Here is an interesting map from William Easterly's site AidWatch. It shows the distance from major cities as a function of geography and time. Most of us are a few hours away from each other.
A few things to consider when looking at a network diagram like this:
- People and things spread fast
- Ideas spread faster
- Feedback loops amplify and intensify certain things
- Individuals can't really opt out of this process easily
All of the above are true for ideas, emotions, things and the human condition in general. The village is shrinking. Increased competition in whatever form you imagine it (resource, economic, innovation, improvements) will accelerate and be amplified in such an environment. Margins shrink as things get more connected.
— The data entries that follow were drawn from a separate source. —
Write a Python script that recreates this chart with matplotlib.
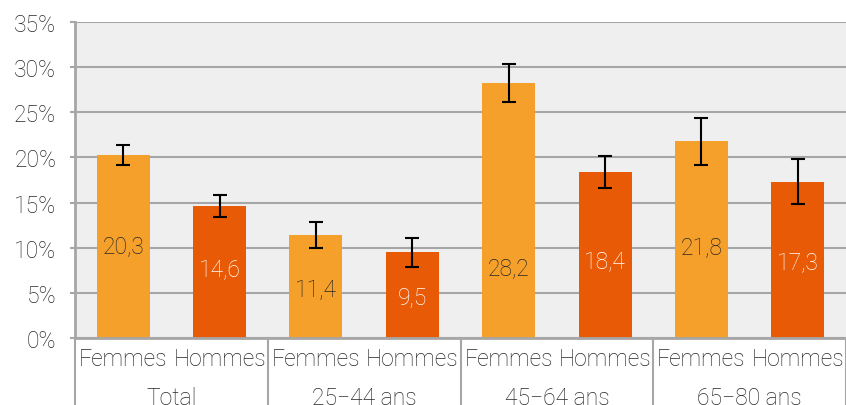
import matplotlib.pyplot as plt
import numpy as np

groups = ["Total", "25\u221244 ans", "45\u221264 ans", "65\u221280 ans"]
sexes = ["Femmes", "Hommes"]
femmes = [20.3, 11.4, 28.2, 21.8]
hommes = [14.6, 9.5, 18.4, 17.3]
femmes_err = [1.1, 1.4, 2.1, 2.6]
hommes_err = [1.2, 1.6, 1.75, 2.5]

plt.rcParams["font.family"] = ["Roboto", "DejaVu Sans"]
plt.rcParams["font.weight"] = "light"

c_f = "#F5A02A"
c_h = "#E85A05"
grey = "#A6A6A6"
txt = "#262626"
fs = 16.5

fig = plt.figure(figsize=(8.46, 4.06), dpi=100)
ax = fig.add_axes([75 / 846, 67 / 406, 771 / 846, 316 / 406])
ax.set_facecolor("#EFEFEF")

n = len(groups)
x_f = np.arange(n) * 2 + 0.5
x_h = np.arange(n) * 2 + 1.5
w = 0.55
ax.bar(x_f, femmes, w, color=c_f, zorder=2)
ax.bar(x_h, hommes, w, color=c_h, zorder=2)
ax.errorbar(x_f, femmes, yerr=femmes_err, fmt="none", ecolor="black",
            elinewidth=1.5, capsize=5, capthick=1.5, zorder=3)
ax.errorbar(x_h, hommes, yerr=hommes_err, fmt="none", ecolor="black",
            elinewidth=1.5, capsize=5, capthick=1.5, zorder=3)

# label heights as placed in the original chart
pos_f = [10.2, 5.4, 7.75, 10.0]
pos_h = [7.6, 4.6, 8.5, 8.4]
for i in range(n):
    ax.text(x_f[i], pos_f[i], f"{femmes[i]:.1f}".replace(".", ","),
            ha="center", va="center", color=txt, fontsize=fs, zorder=4)
    ax.text(x_h[i], pos_h[i], f"{hommes[i]:.1f}".replace(".", ","),
            ha="center", va="center", color="white", fontsize=fs, zorder=4)

ax.set_xlim(0, 2 * n)
ax.set_ylim(0, 35)
ax.set_yticks(np.arange(0, 36, 5))
ax.set_yticklabels([f"{v}%" for v in range(0, 36, 5)], fontsize=fs, color=txt)
ax.yaxis.grid(True, color=grey, linewidth=1.5, zorder=1)
ax.tick_params(axis="y", length=3.5, color=grey, width=1.5, pad=10)
ax.set_xticks([])
for s in ["top", "right"]:
    ax.spines[s].set_visible(False)
for s in ["left", "bottom"]:
    ax.spines[s].set_color(grey)
    ax.spines[s].set_linewidth(2)

for i in range(n):
    ax.text(x_f[i], -2.25, sexes[0], ha="center", va="center", fontsize=fs,
            color=txt, clip_on=False)
    ax.text(x_h[i], -2.25, sexes[1], ha="center", va="center", fontsize=fs,
            color=txt, clip_on=False)
    ax.text(2 * i + 1, -6.55, groups[i], ha="center", va="center", fontsize=fs,
            color=txt, clip_on=False)
for i in range(n + 1):
    ax.plot([2 * i, 2 * i], [0, -7.5], color=grey, linewidth=1.5,
            clip_on=False)

fig.savefig("out.png", dpi=100)
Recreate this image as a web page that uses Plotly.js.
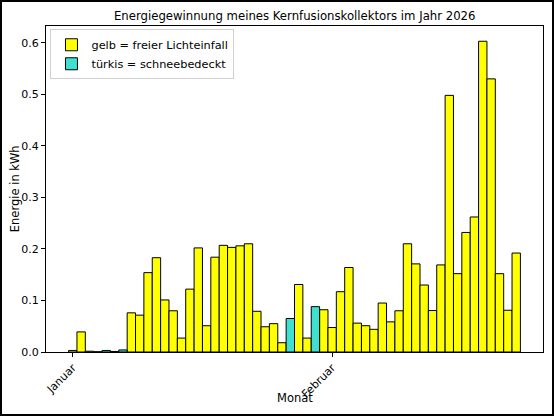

The positive externalities of competition flow to customers.
Warren Buffet pointed out 10 years in 1999 that the automotive and airline industries are great examples of global growth industries with limited investor economic output, but significant customer benefits delivered. Bigger markets aren't always more competitive. Globalization means fewer economic moats.
Bigger and more connected is different.
Full disclosure, the most remote, I have ever been was in 1992 when I was in the sub-Sahara in Ngigmy, Niger brushing up my anthropology field work skills in a village that took 3 days to reach via bush taxi, market car and finally foot. While staying in this remote village, I met an elder who eventually asked the biggest question on his mind of a young white American. In Hausa via a translator. I was asked, "Do you know Michael Jordan?"